• _Aim of the exercise_:
Pull out each line of the records holding the string "with".

— START OF Working data —

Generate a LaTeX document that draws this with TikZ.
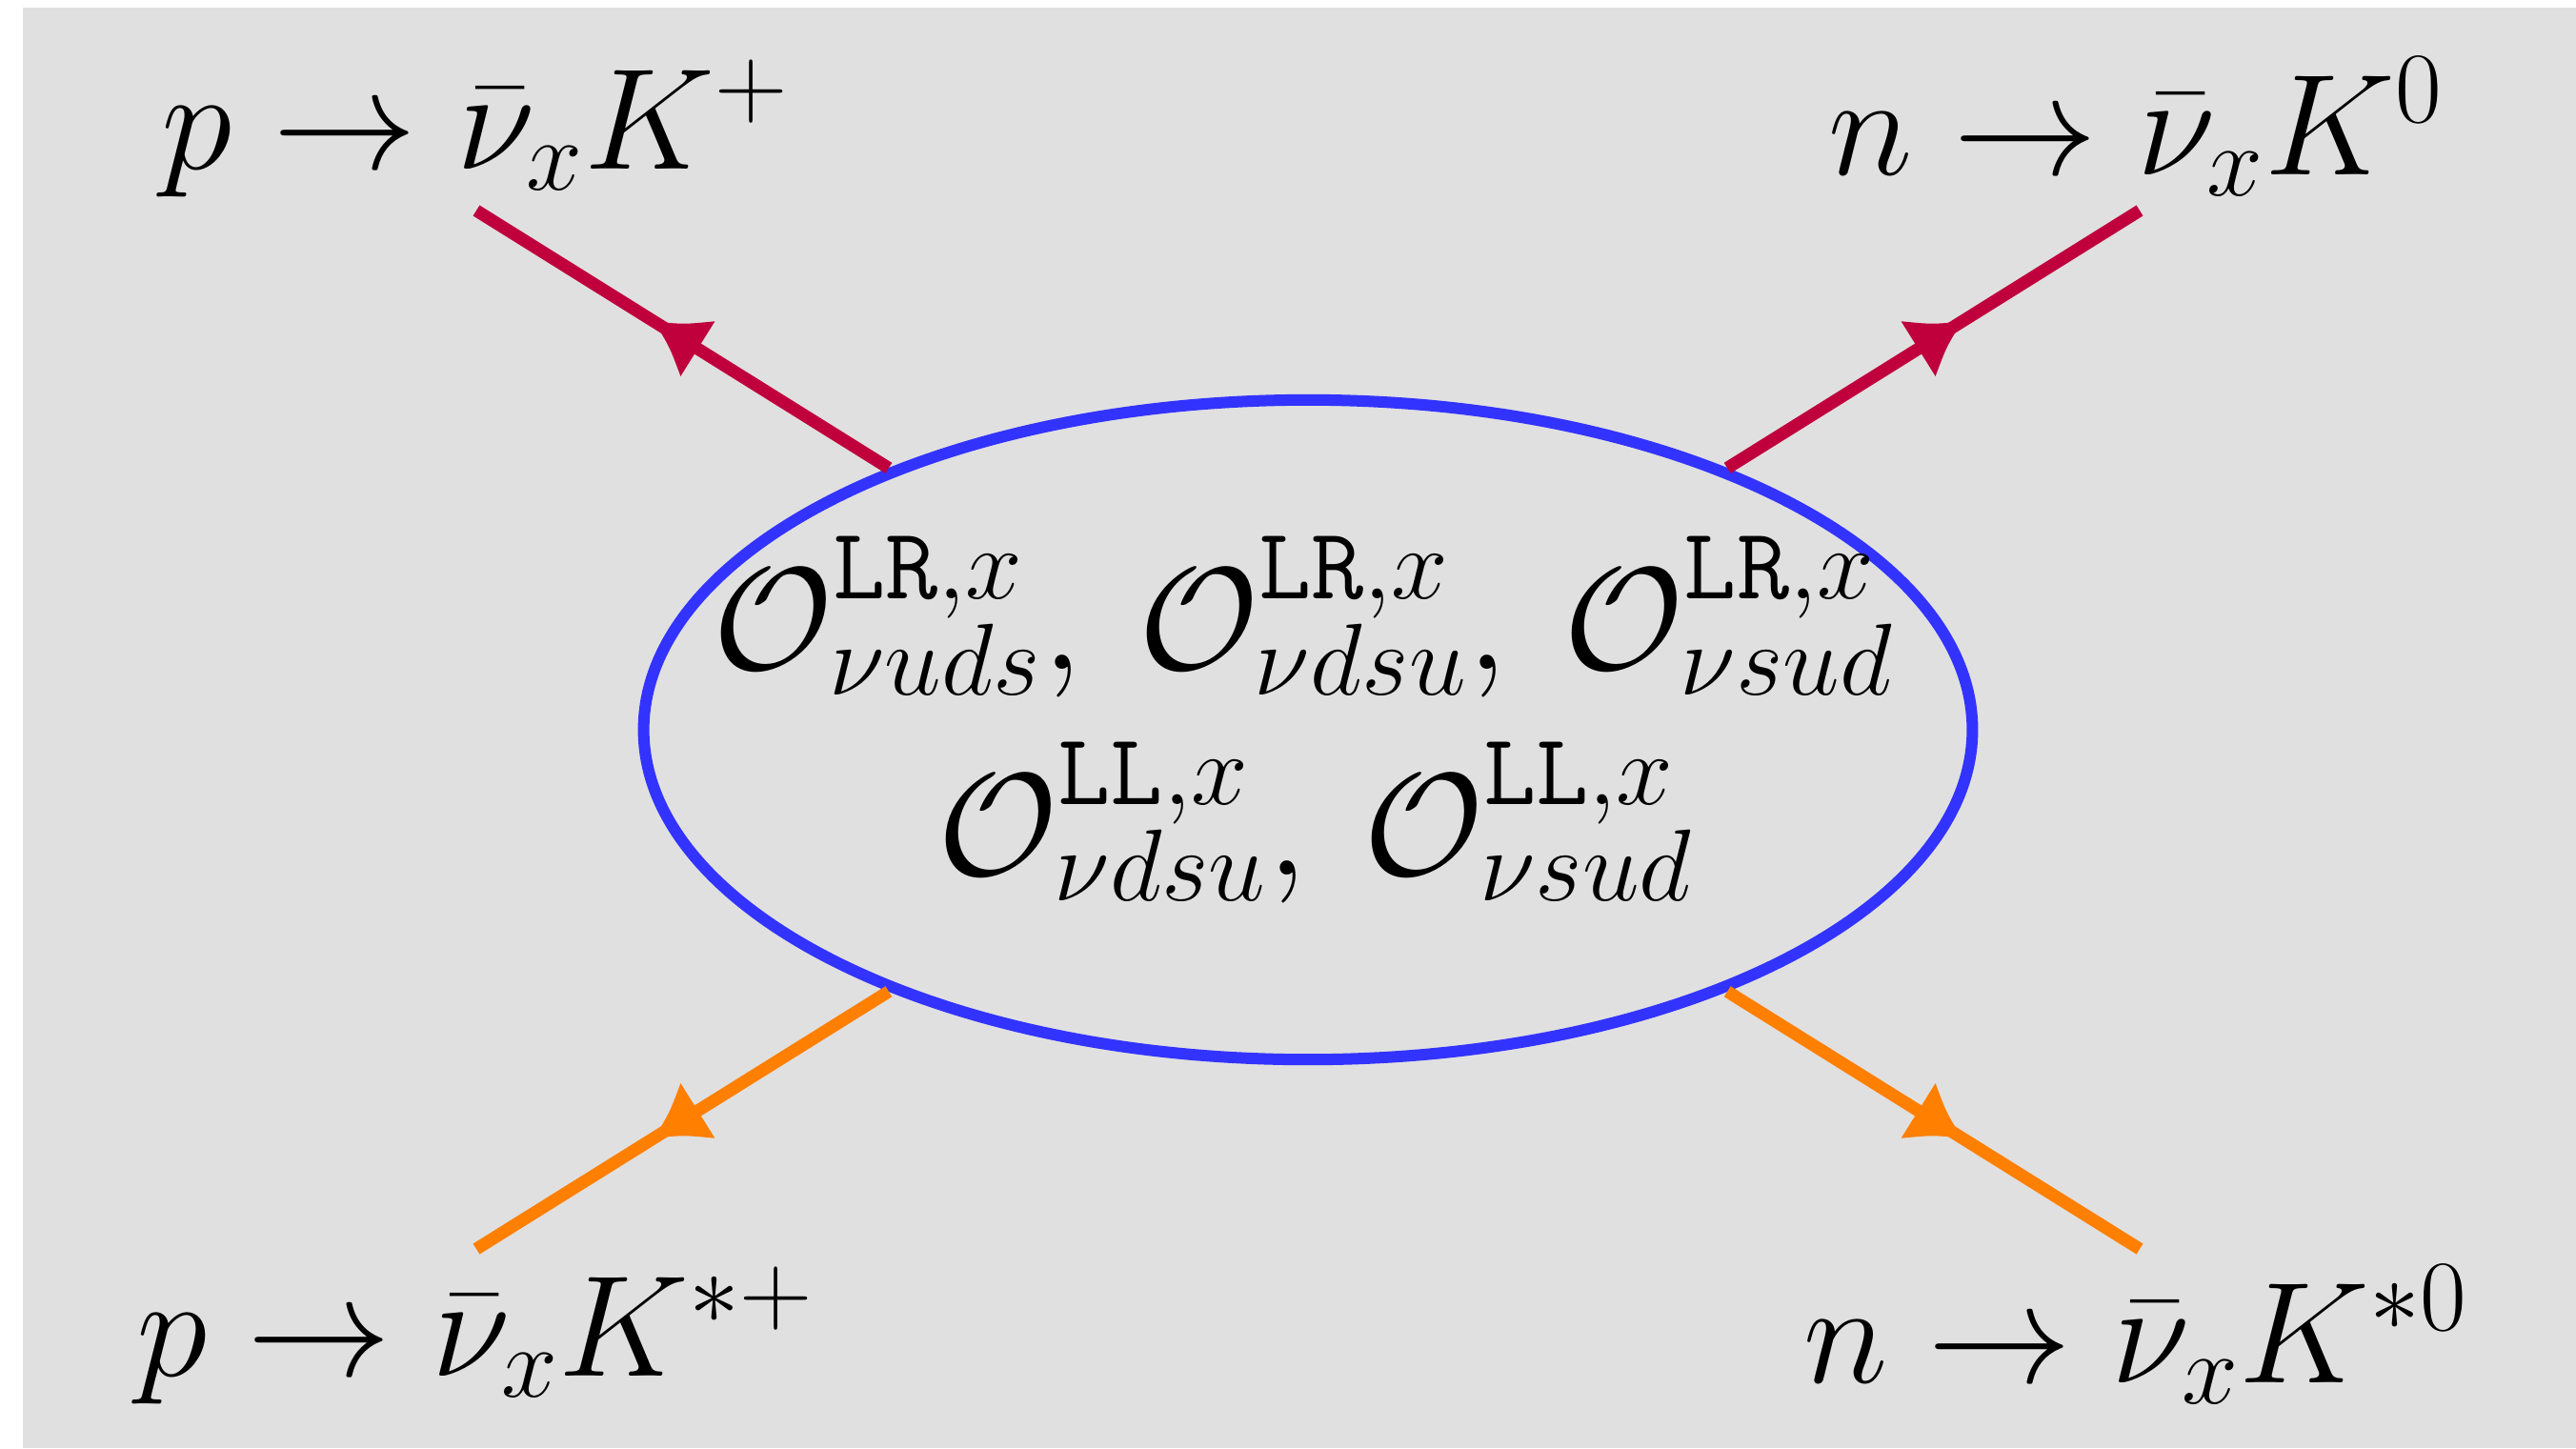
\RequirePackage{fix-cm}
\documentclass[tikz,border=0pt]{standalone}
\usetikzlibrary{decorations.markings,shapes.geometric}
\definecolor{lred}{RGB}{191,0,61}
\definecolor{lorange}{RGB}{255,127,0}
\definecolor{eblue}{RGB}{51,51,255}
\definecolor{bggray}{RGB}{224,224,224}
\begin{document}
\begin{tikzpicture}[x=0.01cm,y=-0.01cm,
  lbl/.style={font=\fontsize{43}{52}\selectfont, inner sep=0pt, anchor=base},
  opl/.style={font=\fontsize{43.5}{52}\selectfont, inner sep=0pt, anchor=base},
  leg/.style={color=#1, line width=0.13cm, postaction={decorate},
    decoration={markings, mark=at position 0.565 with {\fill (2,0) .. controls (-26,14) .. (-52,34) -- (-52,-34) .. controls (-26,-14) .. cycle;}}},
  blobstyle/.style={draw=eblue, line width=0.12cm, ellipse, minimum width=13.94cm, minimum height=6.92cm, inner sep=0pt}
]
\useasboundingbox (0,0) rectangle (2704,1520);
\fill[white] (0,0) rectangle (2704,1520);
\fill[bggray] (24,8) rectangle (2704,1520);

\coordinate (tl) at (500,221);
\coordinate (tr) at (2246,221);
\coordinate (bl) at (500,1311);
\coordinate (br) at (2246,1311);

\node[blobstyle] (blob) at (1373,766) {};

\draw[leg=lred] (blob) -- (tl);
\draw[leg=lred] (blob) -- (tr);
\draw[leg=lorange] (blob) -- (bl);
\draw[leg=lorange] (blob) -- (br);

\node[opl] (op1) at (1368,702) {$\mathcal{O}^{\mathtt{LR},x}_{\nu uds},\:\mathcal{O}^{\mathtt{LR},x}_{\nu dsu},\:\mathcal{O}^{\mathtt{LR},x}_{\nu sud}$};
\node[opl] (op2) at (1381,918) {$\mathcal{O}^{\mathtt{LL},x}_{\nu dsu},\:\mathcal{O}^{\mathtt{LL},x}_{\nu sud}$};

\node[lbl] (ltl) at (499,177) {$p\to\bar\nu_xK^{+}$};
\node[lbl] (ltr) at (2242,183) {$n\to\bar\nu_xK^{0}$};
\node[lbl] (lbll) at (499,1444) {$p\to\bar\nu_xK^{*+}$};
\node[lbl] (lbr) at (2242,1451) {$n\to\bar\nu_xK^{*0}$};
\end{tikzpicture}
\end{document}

— END OF Working data —
— START OF Working data —

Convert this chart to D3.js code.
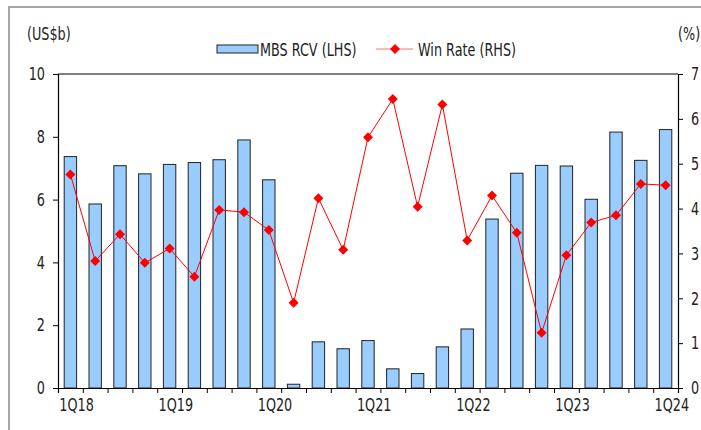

— END OF Working data —

• _Correct response_:
Generate a LaTeX document that draws this with TikZ.
    decoration={markings, mark=at position 0.565 with {\fill (2,0) .. controls (-26,14) .. (-52,34) -- (-52,-34) .. controls (-26,-14) .. cycle;}}},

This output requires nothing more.